#### Exercise goal:
Identify and pull out each line of the entries in which "React" occurs.

#### Rows from a dataset:
** start **
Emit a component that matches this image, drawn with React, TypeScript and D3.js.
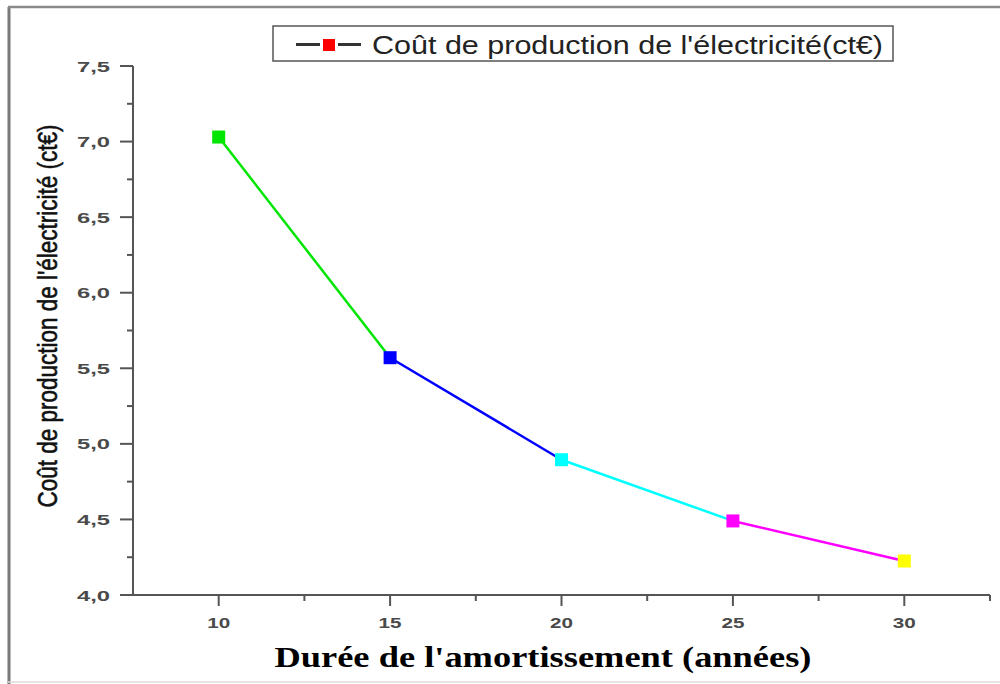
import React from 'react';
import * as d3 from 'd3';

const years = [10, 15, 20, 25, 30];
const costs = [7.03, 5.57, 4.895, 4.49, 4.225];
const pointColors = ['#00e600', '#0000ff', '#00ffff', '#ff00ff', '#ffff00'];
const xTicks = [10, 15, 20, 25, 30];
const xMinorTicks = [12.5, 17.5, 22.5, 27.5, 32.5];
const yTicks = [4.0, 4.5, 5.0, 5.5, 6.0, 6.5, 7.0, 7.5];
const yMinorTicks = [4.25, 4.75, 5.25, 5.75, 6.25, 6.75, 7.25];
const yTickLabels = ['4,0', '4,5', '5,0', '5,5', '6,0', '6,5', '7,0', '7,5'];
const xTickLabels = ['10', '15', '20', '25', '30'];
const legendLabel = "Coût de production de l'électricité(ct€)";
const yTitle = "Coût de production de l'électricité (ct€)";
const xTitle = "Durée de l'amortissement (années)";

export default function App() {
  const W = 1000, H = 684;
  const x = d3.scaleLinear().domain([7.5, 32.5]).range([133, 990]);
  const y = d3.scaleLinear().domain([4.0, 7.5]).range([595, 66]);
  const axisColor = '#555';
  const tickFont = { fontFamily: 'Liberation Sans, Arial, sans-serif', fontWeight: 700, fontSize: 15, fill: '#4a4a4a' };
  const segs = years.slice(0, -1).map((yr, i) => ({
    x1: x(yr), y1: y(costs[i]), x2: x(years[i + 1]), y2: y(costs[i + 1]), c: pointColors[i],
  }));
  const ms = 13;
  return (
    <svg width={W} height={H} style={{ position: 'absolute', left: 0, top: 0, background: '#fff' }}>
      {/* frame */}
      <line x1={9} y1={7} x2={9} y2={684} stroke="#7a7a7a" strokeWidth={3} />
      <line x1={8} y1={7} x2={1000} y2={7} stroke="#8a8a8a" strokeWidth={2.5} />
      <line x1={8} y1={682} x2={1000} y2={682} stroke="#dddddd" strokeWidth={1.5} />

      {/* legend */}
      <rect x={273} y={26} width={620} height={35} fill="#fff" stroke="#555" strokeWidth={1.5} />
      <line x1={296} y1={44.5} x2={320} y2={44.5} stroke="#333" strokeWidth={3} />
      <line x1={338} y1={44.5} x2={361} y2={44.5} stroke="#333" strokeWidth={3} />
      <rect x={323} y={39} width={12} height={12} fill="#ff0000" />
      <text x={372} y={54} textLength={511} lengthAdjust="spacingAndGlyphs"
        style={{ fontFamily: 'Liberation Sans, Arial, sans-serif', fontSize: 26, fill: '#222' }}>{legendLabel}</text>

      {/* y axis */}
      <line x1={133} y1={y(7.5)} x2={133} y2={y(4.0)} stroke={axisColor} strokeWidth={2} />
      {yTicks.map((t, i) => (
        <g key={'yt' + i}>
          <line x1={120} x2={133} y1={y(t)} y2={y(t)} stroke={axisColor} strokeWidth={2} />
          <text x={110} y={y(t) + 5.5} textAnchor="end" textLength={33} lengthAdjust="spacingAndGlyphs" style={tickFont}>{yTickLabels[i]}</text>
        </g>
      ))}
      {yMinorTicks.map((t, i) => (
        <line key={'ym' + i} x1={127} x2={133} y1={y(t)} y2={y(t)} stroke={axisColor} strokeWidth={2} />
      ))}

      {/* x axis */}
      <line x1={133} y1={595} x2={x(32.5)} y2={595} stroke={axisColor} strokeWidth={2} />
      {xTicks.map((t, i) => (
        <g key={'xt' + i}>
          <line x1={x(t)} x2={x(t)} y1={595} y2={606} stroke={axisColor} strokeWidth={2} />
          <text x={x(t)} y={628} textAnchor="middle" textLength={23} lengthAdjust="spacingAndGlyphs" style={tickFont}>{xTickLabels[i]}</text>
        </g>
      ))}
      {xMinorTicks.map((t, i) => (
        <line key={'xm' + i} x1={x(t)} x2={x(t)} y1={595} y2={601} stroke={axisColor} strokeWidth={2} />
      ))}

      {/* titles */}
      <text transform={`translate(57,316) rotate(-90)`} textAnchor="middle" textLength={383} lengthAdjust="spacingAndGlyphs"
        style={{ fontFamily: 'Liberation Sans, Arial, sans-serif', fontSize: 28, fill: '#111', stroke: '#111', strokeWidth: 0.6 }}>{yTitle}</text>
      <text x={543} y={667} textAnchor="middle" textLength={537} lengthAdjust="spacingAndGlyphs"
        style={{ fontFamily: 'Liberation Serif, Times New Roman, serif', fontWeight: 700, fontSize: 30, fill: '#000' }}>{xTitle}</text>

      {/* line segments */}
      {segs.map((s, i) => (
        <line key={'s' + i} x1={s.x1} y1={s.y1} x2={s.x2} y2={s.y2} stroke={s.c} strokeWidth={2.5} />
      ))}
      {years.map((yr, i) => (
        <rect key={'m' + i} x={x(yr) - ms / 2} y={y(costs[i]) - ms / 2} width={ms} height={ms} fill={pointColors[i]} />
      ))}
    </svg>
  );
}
** end **
** start **
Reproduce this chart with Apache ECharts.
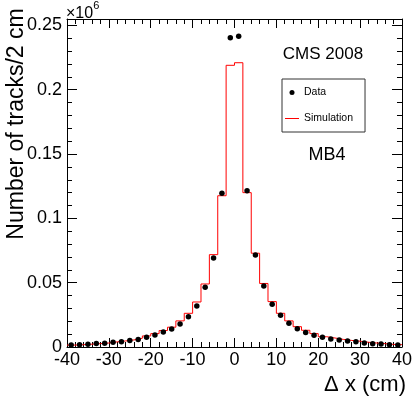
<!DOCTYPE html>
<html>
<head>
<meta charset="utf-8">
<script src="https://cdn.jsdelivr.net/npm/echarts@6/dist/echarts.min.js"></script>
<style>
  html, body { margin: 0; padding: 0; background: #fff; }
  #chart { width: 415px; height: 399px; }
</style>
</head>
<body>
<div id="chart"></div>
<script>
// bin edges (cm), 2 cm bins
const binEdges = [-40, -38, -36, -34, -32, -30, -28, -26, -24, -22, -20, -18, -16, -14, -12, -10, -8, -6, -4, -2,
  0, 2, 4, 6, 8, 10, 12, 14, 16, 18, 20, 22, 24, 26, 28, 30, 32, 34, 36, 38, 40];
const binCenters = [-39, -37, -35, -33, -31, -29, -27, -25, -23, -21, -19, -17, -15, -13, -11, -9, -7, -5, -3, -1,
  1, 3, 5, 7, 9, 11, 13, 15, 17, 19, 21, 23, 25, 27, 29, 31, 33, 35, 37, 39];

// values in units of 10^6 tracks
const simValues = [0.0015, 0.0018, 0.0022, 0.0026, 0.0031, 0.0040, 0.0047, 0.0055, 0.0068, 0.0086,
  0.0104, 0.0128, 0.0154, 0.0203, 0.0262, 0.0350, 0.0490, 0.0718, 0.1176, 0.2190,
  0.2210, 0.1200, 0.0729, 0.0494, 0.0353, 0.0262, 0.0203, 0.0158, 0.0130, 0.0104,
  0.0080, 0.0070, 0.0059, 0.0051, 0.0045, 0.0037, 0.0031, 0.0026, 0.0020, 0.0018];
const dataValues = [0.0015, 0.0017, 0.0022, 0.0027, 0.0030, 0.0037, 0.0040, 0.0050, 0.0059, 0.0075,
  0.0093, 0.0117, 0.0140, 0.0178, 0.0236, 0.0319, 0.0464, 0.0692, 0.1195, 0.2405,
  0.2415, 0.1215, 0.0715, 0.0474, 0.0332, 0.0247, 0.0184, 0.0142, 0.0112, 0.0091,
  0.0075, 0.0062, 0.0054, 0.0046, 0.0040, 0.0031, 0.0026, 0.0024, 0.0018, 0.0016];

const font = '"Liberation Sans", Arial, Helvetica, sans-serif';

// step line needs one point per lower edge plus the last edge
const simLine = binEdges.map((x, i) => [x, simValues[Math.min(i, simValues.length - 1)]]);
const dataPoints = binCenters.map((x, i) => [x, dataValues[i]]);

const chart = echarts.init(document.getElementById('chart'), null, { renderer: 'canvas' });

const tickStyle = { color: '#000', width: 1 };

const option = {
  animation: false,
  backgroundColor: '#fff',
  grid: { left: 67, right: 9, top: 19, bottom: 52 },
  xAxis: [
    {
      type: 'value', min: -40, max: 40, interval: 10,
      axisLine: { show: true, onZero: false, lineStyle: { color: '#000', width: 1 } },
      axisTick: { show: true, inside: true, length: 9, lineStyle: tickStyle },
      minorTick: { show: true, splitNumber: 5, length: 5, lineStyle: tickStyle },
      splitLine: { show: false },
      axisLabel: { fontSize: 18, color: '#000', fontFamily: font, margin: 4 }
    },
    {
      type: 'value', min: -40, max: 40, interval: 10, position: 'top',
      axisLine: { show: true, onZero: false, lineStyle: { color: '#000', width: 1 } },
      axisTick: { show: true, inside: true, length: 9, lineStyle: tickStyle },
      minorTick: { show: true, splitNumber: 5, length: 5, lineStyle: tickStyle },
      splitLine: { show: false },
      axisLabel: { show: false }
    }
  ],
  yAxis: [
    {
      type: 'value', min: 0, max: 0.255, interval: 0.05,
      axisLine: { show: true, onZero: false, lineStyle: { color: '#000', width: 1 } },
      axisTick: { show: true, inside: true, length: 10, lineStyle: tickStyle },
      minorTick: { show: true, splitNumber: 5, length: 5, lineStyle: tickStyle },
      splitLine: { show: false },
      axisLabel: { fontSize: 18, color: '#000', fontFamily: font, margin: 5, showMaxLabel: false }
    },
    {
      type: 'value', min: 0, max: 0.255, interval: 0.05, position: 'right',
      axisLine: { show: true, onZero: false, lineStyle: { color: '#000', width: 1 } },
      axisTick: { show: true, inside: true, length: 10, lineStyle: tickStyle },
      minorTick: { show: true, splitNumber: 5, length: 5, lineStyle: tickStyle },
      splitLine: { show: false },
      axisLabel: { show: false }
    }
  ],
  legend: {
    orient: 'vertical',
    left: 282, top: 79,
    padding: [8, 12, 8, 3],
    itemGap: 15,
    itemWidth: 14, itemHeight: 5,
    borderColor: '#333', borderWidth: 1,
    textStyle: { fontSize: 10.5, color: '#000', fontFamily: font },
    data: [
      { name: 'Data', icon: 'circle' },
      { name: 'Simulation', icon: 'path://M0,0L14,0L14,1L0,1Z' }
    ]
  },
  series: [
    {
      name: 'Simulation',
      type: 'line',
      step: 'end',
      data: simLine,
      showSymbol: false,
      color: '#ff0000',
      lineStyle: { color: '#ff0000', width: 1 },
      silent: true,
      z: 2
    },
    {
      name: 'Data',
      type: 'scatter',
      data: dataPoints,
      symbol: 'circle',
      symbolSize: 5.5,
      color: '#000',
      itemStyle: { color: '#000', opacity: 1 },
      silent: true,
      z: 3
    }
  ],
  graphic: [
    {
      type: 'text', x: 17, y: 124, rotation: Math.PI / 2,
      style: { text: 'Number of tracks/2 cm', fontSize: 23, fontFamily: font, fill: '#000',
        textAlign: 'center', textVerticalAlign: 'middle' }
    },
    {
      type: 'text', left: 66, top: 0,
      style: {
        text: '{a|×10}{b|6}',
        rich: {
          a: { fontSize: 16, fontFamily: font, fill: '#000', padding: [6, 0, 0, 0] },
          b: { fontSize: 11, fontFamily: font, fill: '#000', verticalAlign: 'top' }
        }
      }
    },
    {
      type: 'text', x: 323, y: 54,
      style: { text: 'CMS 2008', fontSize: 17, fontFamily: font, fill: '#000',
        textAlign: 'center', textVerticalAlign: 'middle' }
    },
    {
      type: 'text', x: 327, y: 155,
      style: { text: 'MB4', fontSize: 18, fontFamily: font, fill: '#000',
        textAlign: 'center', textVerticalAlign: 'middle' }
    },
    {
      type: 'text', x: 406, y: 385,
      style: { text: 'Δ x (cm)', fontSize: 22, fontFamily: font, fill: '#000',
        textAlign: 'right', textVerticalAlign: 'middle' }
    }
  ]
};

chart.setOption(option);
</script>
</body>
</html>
** end **
#### Finished exercise:
Emit a component that matches this image, drawn with React, TypeScript and D3.js.
import React from 'react';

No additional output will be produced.